El Festival es un magno evento que por décadas ha prestigiado a la cultura cubana, pero hoy por hoy requiere de actualización. No posee el alcance que antaño y sobre todo no genera ese espectáculo total que movilizaba a todo un país hacia La Habana y que era capaz a pesar del tercermundismo, de ser profundamente intelectual. Si bien conserva una parte de aquellos valores, existe un hiato en cuanto a la función de la crítica y de la intelectualidad que no se va a saldar de manera fácil. Los artistas tienen que volver a ver en las instituciones a sus aliadas que les darán la capacidad de moverse en pos de lograr proyectos y no como entes que poseen una poderosa burocracia que por lo general no está implicada ni es sensible con los procesos más complejos del cine. Se extraña la impronta de Alfredo Guevara, para quien todo esto hubiera sido una oportunidad para el enriquecimiento del debate en torno a qué es la cultura cubana y cuáles son los derroteros a asumir, pero la crisis del discurso cultural no solo está dada por lo material, sino por un desgaste de las formas en las cuales antes se daban las dinámicas de interrelación entre el artista, las instituciones y la propia vida profesional creativa. Si hoy es más fácil crear un proyecto que tenga autofinanciamiento desde el exterior y ello determina que la película posea niveles de autonomía, no tiene por qué verse como algo que vaya a atentar contra un orden determinado. Si el filme posee aristas filosas que de manera atrevida dialogan con la realidad, no tenemos por qué cancelar las exhibiciones. Sobre todo, porque en tiempos de las redes sociales todo está ya expuesto de antemano y las viejas lógicas, siempre erradas en materia de censura, poseen menos sentido que nunca si es que alguna vez lo tuvieron.

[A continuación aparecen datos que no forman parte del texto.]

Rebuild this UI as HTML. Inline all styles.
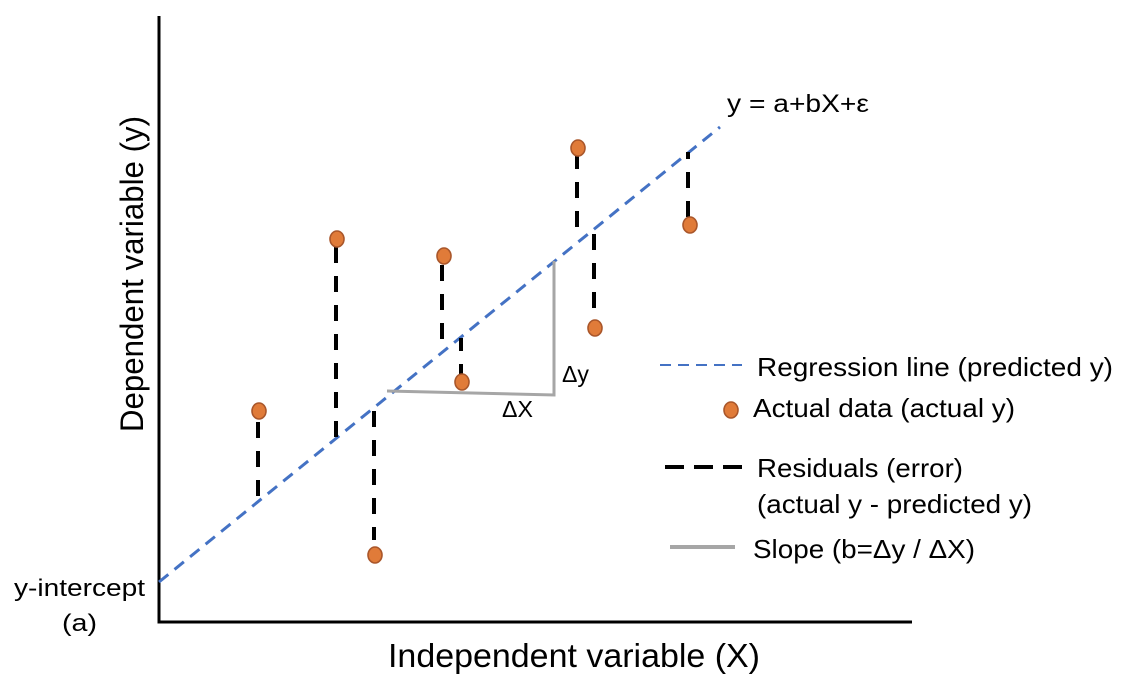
<!DOCTYPE html>
<html>
<head>
<meta charset="utf-8">
<style>
  html, body { margin: 0; padding: 0; background: #ffffff; }
  svg { display: block; }
  text { font-family: "Liberation Sans", Arial, sans-serif; fill: #000; }
</style>
</head>
<body>
<svg width="1122" height="694" viewBox="0 0 1122 694" xmlns="http://www.w3.org/2000/svg">
  <rect x="0" y="0" width="1122" height="694" fill="#ffffff"/>

  <!-- Axes -->
  <line x1="159" y1="16" x2="159" y2="623" stroke="#000" stroke-width="3"/>
  <line x1="157.5" y1="622" x2="912" y2="622" stroke="#000" stroke-width="3"/>

  <!-- Regression line -->
  <line x1="159" y1="582" x2="720" y2="127" stroke="#4472C4" stroke-width="3" stroke-dasharray="12 8"/>

  <!-- Slope triangle -->
  <polyline points="387,391 554,395 554,261" fill="none" stroke="#A6A6A6" stroke-width="3"/>

  <!-- Residuals -->
  <g stroke="#000" stroke-width="4" stroke-dasharray="16 13" fill="none">
    <line x1="258" y1="422" x2="258" y2="498"/>
    <line x1="336" y1="247" x2="336" y2="438"/>
    <line x1="374" y1="540" x2="374" y2="405" stroke-dashoffset="3"/>
    <line x1="442" y1="265" x2="442" y2="341"/>
    <line x1="461" y1="380" x2="461" y2="338"/>
    <line x1="577" y1="153" x2="577" y2="229"/>
    <line x1="594" y1="308" x2="594" y2="231"/>
    <line x1="688" y1="217" x2="688" y2="152"/>
  </g>

  <!-- Data points -->
  <g fill="#E07B39" stroke="#A9562A" stroke-width="1.6">
    <ellipse cx="259" cy="411" rx="7" ry="8"/>
    <ellipse cx="337" cy="239" rx="7" ry="8"/>
    <ellipse cx="375" cy="555" rx="7" ry="8"/>
    <ellipse cx="444" cy="256" rx="7" ry="8"/>
    <ellipse cx="462" cy="382" rx="7" ry="8"/>
    <ellipse cx="578" cy="148" rx="7" ry="8"/>
    <ellipse cx="595" cy="328" rx="7" ry="8"/>
    <ellipse cx="690" cy="225" rx="7" ry="8"/>
  </g>

  <!-- Labels in plot -->
  <text x="502" y="417" font-size="23" textLength="31" lengthAdjust="spacingAndGlyphs">ΔX</text>
  <text x="562" y="382" font-size="23" textLength="27" lengthAdjust="spacingAndGlyphs">Δy</text>
  <text x="727" y="112" font-size="25" textLength="142" lengthAdjust="spacingAndGlyphs">y = a+bX+ε</text>

  <!-- y-intercept -->
  <text x="14" y="596" font-size="24" textLength="131" lengthAdjust="spacingAndGlyphs">y-intercept</text>
  <text x="62" y="631" font-size="24" textLength="35" lengthAdjust="spacingAndGlyphs">(a)</text>

  <!-- Axis titles -->
  <text x="388" y="667" font-size="33" textLength="372" lengthAdjust="spacingAndGlyphs">Independent variable (X)</text>
  <text transform="translate(143,432) rotate(-90)" x="0" y="0" font-size="32" textLength="316" lengthAdjust="spacingAndGlyphs">Dependent variable (y)</text>

  <!-- Legend -->
  <line x1="660" y1="365" x2="742" y2="365" stroke="#4472C4" stroke-width="2" stroke-dasharray="11 7"/>
  <text x="757" y="376" font-size="26" textLength="356" lengthAdjust="spacingAndGlyphs">Regression line (predicted y)</text>

  <ellipse cx="731" cy="410" rx="7" ry="8" fill="#E07B39" stroke="#A9562A" stroke-width="1.6"/>
  <text x="753" y="417" font-size="26" textLength="262" lengthAdjust="spacingAndGlyphs">Actual data (actual y)</text>

  <line x1="665" y1="467" x2="742" y2="467" stroke="#000" stroke-width="4" stroke-dasharray="19 10"/>
  <text x="757" y="477" font-size="26" textLength="206" lengthAdjust="spacingAndGlyphs">Residuals (error)</text>
  <text x="757" y="513" font-size="26" textLength="275" lengthAdjust="spacingAndGlyphs">(actual y - predicted y)</text>

  <line x1="670" y1="547" x2="735" y2="547" stroke="#A6A6A6" stroke-width="4"/>
  <text x="753" y="558" font-size="26" textLength="222" lengthAdjust="spacingAndGlyphs">Slope (b=Δy / ΔX)</text>
</svg>
</body>
</html>
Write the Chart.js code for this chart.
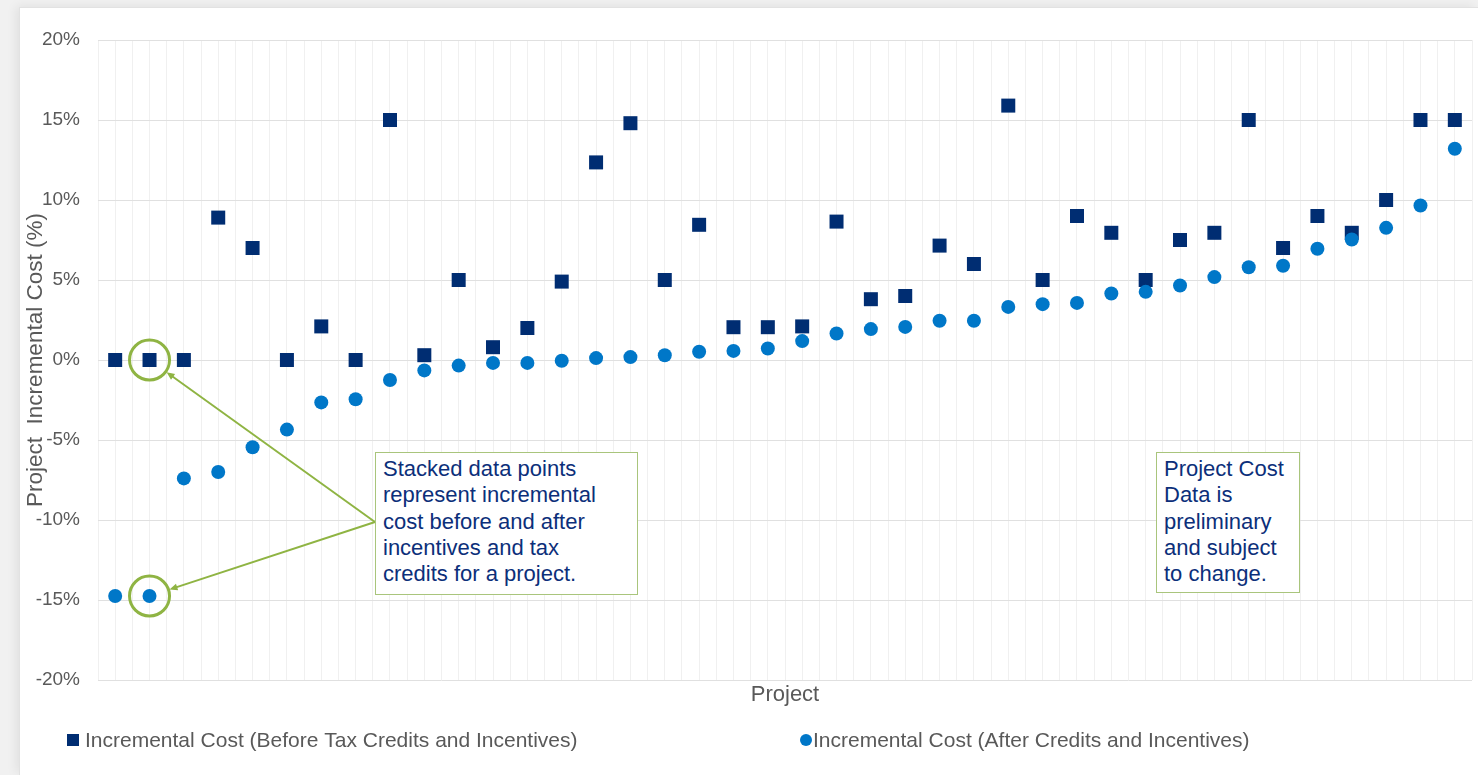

Hay que refundar muchas instancias de la nación para preservar la nación, entre estas, el cine. Las imágenes de los filmes de los grandes de Cuba seguirán siendo icónicas y expresarán la grandeza de un tiempo, pero no podemos seguir en ese instante. Estamos llamados a la evolución y ello implica que el mundo se establezca entre nosotros con todo su hálito de modernidad y de rapidez. Ya Cuba está en las redes sociales y nuestro consumo ha sido impactado pero las instituciones persisten en la vieja idea de la verticalidad y de otra estructura. Sin abandonar las ganancias de la política cultural, hay que reescribir el tiempo y recuperarlo. Que no exista ahora mismo una crítica vertebrada y comedida, con la seriedad que requiere esa transformación, habla acerca de lo mucho que se ha dejado a la improvisación y a la vera del camino. Para estar otra vez en la senda de todos hay que implicar a todos y jerarquizar el arte en su consumo. Ese reposicionamiento de lo que somos no quiere decir que eso determine un olvido, ya que todo se hace por y para la memoria.
El Festival no ha de arreglar lo que está roto, pero puede ser un pretexto para recuperar el mundo que se nos está perdiendo y en el cual Cuba era un universo de belleza, intelectualidad y creación aún en las peores condiciones del periodo especial. Hay que salvar el alma de la nación desde la oscuridad y el dolor, no queda de otra.